Creating a really effective security systems requires expertise that goes beyond installing digital video cameras and a control room to monitor them, Corzine says. Even the best video surveillance system is only showing users what’s happening elsewhere, not controlling or preventing events.

AV integrators who claim security expertise "may be doing their customers a disservice," Corzine says. “On the other hand, the people who do know security often don’t know AV.”

Corzine sees this as a golden opportunity for AV integrators to partner with security experts and deliver complete solutions to their customers.

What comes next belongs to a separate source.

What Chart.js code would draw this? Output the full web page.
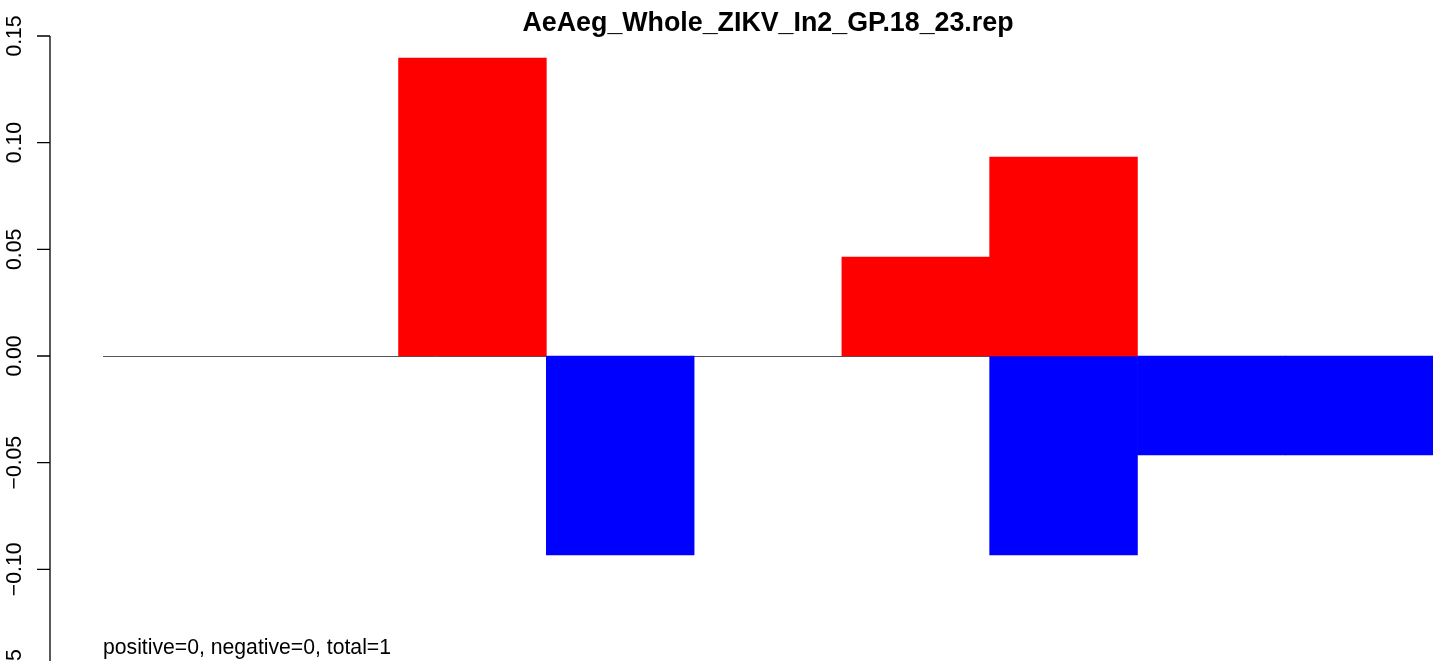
<!DOCTYPE html>
<html>
<head>
<meta charset="utf-8">
<script src="https://cdn.jsdelivr.net/npm/chart.js@4/dist/chart.umd.min.js"></script>
<style>
    html, body { margin: 0; padding: 0; background: #fff; }
    #wrap { width: 1449px; height: 661px; position: relative; }
</style>
</head>
<body>
<div id="wrap"><canvas id="chart"></canvas></div>
<script>
const categories = ['1', '2', '3', '4', '5', '6', '7', '8', '9'];
const positiveValues = [0, 0, 0.1397, 0, 0, 0.0464, 0.0933, 0, 0];
const negativeValues = [0, 0, 0, -0.0933, 0, 0, -0.0933, -0.0464, -0.0464];
const yTicks = [0.15, 0.10, 0.05, 0.00, -0.05, -0.10, -0.15];
const chartTitle = 'AeAeg_Whole_ZIKV_In2_GP.18_23.rep';
const footNote = 'positive=0, negative=0, total=1';

const FONT = '"Liberation Sans", Arial, Helvetica, sans-serif';

// zero-height bars stay invisible so the grey baseline shows through
function fillFor(color) {
    return ctx => (ctx.raw === 0 ? 'rgba(0,0,0,0)' : color);
}

// R-style decorations: detached y axis, zero line, title, footnote
const rDecor = {
    id: 'rDecor',
    beforeDatasetsDraw(chart) {
        const ctx = chart.ctx;
        const y = chart.scales.y;
        const area = chart.chartArea;
        const y0 = Math.round(y.getPixelForValue(0)) + 0.5;
        ctx.save();
        ctx.strokeStyle = '#555555';
        ctx.lineWidth = 1;
        ctx.beginPath();
        ctx.moveTo(area.left, y0);
        ctx.lineTo(area.right, y0);
        ctx.stroke();
        ctx.restore();
    },
    afterDraw(chart) {
        const ctx = chart.ctx;
        const y = chart.scales.y;
        const area = chart.chartArea;
        const axisX = 50;
        ctx.save();
        ctx.strokeStyle = '#000';
        ctx.lineWidth = 1.3;
        const top = y.getPixelForValue(yTicks[0]);
        const bottom = y.getPixelForValue(yTicks[yTicks.length - 1]);
        ctx.beginPath();
        ctx.moveTo(axisX, top);
        ctx.lineTo(axisX, bottom);
        yTicks.forEach(v => {
            const py = y.getPixelForValue(v);
            ctx.moveTo(37, py);
            ctx.lineTo(axisX, py);
        });
        ctx.stroke();

        ctx.fillStyle = '#000';
        ctx.font = '21.2px ' + FONT;
        ctx.textAlign = 'center';
        ctx.textBaseline = 'alphabetic';
        yTicks.forEach(v => {
            const py = y.getPixelForValue(v);
            ctx.save();
            ctx.translate(21, py);
            ctx.rotate(-Math.PI / 2);
            ctx.fillText(v.toFixed(2).replace('-', '\u2212'), 0, 0);
            ctx.restore();
        });

        ctx.font = 'bold 26.8px ' + FONT;
        ctx.textAlign = 'center';
        ctx.fillText(chartTitle, (area.left + area.right) / 2, 31);

        ctx.font = '21.2px ' + FONT;
        ctx.textAlign = 'left';
        ctx.fillText(footNote, 103, 654);
        ctx.restore();
    }
};

new Chart(document.getElementById('chart'), {
    type: 'bar',
    data: {
        labels: categories,
        datasets: [
            {
                label: 'positive',
                data: positiveValues,
                backgroundColor: fillFor('#ff0000'),
                borderWidth: 0,
                categoryPercentage: 1,
                barPercentage: 1
            },
            {
                label: 'negative',
                data: negativeValues,
                backgroundColor: fillFor('#0000ff'),
                borderWidth: 0,
                categoryPercentage: 1,
                barPercentage: 1
            }
        ]
    },
    options: {
        responsive: true,
        maintainAspectRatio: false,
        animation: false,
        layout: { padding: { left: 103, right: 16, top: 36, bottom: 0 } },
        plugins: {
            legend: { display: false },
            title: { display: false },
            tooltip: { enabled: false }
        },
        scales: {
            x: { stacked: true, display: false },
            y: { stacked: true, display: false, min: -0.14297, max: 0.15 }
        }
    },
    plugins: [rDecor]
});
</script>
</body>
</html>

Wilson says the whole AV and electronics industry is rapidly improving its ability to address these issues by developing new best practices and guidelines that help designers with everything from building siting and landscaping to asset tracking using radio frequency ID tags.

Security-minded clients, Wilson says, are becoming increasingly interested in the high-quality images and easy data handling facilitated by digital video.

“It used to be all the images were black-and-white, NTSC video on cassettes,” Wilson says. It was cumbersome to scan through all of this video, looking for specific footage, and often inefficient to keep large archives handy, but with digital video-capture techniques and storage, these roadblocks are melting away. Once video capture techniques achieved their major enhancements, the focus has moved to displays.

“Using DVRs, the high-resolution screens can now provide incredibly high-resolution images." Wilson says. "AV technology that was once used for corporate installs has started to cross over and be used for surveillance thanks to this interest in higher quality.”

One of the big appeals of digital video systems is that they dovetail with a broad interest in automating security, Corzine says. “Security in the past was a very manual operation. Now, there’s a rapid move to automate nearly every aspect of security.

This trend is going hand in hand with a change in social attitudes, Wilson says. “The balance in our society has always been more weighted toward privacy and civil liberties. Now we’re seeing a definite shift, and a sense that we can have a balance of these concerns and security.”